Creative Difficulties
There was outrage at the time from GLAAD, who said they had consulted on the storyline and bought the couple a gravy boat as a present. After the ceremony, GLAAD released a statement bizarrely asserting that Billy and Chuck were in denial about their sexuality, an apparent attempt to revive the kayfabe of their romance. But it was over. The gay gimmick was dropped, and I drifted away from pro wrestling, disillusioned by my own heartbreak.
It’s hard to figure out who to be mad at, even nearly 20 years later. Gunn and Palumbo were performers assigned a part, and they played it convincingly enough to fool me. WWE management was chasing ratings, putting their business interests first like any business does, playing the game. The fans who booed it, well, it hurts to think that they hated them for being queer, but they ultimately had a point: Who really wants to watch two straight dudes pretend to be gay for TV ratings?

What matters about this entire angle now is what it tells us about how WWE’s creative operation functions and what it might mean for LGBTQ performers or stories. In an era where a trans woman has been the champion at their primary televised competition without her identity being a ham-handed gimmick, I still live in fear of what Vince McMahon’s promotion might do with a gender variant character and if it will be as horrific as “Santina” Marella’s appearance in the 2020 Women’s Royal Rumble, a revival of a lazy man-in-a-dress gag that, ironically enough, used the same entrance music as Billy and Chuck. And while WWE’s unofficial LGBTQ spokesperson Sonya Deville has pledged she’s fighting for a good LGBTQ storylines, we haven’t seen anything hit the ring yet.

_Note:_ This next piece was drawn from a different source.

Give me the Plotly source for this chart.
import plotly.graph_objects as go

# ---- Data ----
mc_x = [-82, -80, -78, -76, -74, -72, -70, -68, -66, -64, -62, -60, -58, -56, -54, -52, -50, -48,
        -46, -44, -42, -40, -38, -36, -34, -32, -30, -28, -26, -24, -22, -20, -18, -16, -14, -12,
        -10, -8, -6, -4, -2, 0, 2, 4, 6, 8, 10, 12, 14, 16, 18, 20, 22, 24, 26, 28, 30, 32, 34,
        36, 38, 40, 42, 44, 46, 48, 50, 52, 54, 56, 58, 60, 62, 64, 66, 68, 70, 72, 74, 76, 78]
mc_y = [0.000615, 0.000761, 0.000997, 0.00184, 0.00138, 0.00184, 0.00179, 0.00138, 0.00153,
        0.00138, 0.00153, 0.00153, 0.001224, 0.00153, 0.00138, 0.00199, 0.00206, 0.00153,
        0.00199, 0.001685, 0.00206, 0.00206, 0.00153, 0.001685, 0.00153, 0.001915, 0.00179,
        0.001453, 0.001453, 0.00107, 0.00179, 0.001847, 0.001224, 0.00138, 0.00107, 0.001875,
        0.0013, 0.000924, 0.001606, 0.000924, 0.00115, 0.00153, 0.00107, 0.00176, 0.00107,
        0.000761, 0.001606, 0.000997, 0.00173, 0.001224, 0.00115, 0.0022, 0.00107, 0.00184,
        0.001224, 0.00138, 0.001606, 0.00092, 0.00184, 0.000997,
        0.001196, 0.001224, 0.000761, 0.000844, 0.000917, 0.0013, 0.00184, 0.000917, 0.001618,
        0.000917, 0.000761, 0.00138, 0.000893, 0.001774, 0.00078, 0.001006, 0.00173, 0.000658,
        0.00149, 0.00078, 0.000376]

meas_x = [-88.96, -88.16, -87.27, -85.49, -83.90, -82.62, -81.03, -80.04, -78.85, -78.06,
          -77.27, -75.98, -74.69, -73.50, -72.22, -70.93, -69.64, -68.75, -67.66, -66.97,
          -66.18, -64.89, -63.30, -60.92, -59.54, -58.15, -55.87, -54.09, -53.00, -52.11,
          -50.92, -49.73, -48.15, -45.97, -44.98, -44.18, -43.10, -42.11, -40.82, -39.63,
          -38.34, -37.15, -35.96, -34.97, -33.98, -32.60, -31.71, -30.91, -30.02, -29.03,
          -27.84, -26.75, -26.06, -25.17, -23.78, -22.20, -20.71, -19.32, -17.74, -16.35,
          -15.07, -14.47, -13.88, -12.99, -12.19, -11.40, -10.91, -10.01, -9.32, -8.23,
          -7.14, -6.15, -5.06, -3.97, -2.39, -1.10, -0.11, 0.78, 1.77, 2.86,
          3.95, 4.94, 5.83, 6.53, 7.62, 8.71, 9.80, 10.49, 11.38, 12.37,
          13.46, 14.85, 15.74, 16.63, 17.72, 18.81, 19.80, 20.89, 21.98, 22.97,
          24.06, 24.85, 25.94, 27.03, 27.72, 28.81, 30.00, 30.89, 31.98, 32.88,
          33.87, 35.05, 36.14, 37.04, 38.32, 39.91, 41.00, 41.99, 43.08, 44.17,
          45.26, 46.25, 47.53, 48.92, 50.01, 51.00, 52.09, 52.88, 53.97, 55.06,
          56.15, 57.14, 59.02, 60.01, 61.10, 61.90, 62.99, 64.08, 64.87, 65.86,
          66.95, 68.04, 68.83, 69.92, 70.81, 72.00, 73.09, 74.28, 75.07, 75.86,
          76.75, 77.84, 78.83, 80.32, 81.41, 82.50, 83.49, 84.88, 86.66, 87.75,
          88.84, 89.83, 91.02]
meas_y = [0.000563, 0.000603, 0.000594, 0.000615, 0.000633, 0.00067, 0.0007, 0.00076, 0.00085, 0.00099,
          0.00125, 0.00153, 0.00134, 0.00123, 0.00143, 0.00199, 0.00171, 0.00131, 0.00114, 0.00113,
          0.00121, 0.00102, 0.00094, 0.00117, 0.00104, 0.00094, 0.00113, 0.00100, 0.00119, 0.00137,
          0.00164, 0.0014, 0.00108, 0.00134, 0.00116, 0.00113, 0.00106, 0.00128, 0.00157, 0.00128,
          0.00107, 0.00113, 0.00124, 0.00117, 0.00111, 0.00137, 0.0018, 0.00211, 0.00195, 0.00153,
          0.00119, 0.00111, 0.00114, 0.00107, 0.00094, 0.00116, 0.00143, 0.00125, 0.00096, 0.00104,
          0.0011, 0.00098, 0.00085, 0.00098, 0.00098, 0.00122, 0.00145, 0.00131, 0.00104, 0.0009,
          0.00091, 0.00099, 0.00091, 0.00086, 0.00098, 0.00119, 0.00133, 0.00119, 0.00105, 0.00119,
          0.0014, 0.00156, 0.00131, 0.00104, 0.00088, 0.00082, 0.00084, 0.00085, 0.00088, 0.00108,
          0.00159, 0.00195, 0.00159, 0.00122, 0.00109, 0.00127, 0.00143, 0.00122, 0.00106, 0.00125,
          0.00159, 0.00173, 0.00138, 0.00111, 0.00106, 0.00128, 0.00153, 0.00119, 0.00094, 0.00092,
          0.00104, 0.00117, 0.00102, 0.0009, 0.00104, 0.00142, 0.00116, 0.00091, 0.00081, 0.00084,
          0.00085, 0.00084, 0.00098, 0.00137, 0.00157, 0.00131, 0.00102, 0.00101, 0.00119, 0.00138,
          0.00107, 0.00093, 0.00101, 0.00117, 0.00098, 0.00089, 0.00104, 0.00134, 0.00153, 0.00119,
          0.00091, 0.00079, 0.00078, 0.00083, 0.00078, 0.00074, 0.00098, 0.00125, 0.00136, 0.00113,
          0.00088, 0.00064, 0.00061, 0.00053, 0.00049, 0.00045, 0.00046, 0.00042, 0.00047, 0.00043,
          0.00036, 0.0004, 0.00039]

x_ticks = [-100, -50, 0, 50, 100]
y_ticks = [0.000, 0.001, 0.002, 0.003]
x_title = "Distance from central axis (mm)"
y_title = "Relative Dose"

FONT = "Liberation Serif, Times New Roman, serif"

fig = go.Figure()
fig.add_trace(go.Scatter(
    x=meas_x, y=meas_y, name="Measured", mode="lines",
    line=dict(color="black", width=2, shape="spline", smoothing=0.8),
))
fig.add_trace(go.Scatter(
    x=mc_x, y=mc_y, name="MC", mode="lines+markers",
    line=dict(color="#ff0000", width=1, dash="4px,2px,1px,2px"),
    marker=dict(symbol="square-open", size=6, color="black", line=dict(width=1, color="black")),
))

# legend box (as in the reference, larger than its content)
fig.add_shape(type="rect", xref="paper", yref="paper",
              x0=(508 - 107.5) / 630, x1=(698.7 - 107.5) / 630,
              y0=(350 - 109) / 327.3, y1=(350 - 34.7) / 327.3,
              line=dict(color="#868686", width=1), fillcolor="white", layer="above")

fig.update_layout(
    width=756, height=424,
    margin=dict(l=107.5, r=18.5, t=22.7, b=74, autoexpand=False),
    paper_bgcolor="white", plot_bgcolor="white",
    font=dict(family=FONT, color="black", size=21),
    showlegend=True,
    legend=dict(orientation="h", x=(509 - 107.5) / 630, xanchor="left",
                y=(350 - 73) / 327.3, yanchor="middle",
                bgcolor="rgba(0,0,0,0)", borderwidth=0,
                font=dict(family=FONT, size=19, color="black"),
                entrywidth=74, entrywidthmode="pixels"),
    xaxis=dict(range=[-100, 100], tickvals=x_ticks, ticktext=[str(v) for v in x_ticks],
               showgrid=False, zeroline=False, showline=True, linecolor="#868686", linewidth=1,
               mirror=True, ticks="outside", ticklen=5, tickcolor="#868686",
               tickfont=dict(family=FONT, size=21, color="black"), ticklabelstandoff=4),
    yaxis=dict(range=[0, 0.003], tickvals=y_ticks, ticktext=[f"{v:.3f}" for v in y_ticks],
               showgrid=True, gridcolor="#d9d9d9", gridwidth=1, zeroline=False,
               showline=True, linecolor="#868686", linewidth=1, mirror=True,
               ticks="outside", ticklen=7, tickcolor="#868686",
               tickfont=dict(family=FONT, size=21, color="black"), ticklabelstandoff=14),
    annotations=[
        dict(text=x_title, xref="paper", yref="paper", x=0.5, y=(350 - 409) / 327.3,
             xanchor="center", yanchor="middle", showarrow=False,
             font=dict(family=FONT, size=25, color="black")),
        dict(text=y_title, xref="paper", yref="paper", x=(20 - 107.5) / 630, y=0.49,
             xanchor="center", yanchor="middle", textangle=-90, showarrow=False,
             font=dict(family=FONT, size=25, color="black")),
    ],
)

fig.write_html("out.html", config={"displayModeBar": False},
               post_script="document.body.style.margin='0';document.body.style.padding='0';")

It’s no secret that WWE creative has struggled not just with respectful representation, but with simply letting wrestlers succeed on their own terms. And, even taking considerations for the pandemic, we’re now in an era when fans can go to live shows that specifically cater to LGBTQ audiences, like A Matter of Pride, and watch drag queens execute moonsaults that could make Charlotte Flair jealous. So why even ask WWE to do an LGBTQ storyline when the potential for backfiring is so high?
It’s pointless to me, but I fear it would also be foolish to think that something like Billy and Chuck could never happen again, that transphobic talking points about “men in women’s sports” aren’t fodder for some terrible new angle, or that we’ll never see queerness getting booed again by the WWE Universe. Wrestling, like a lot of fiction, can be a very reactionary force. Just as Billy and Chuck’s wedding was a reaction to its time, we’d be wise to expect more reactionary storylines that will play to the emotional impulses that have come to dominate so much of our politics.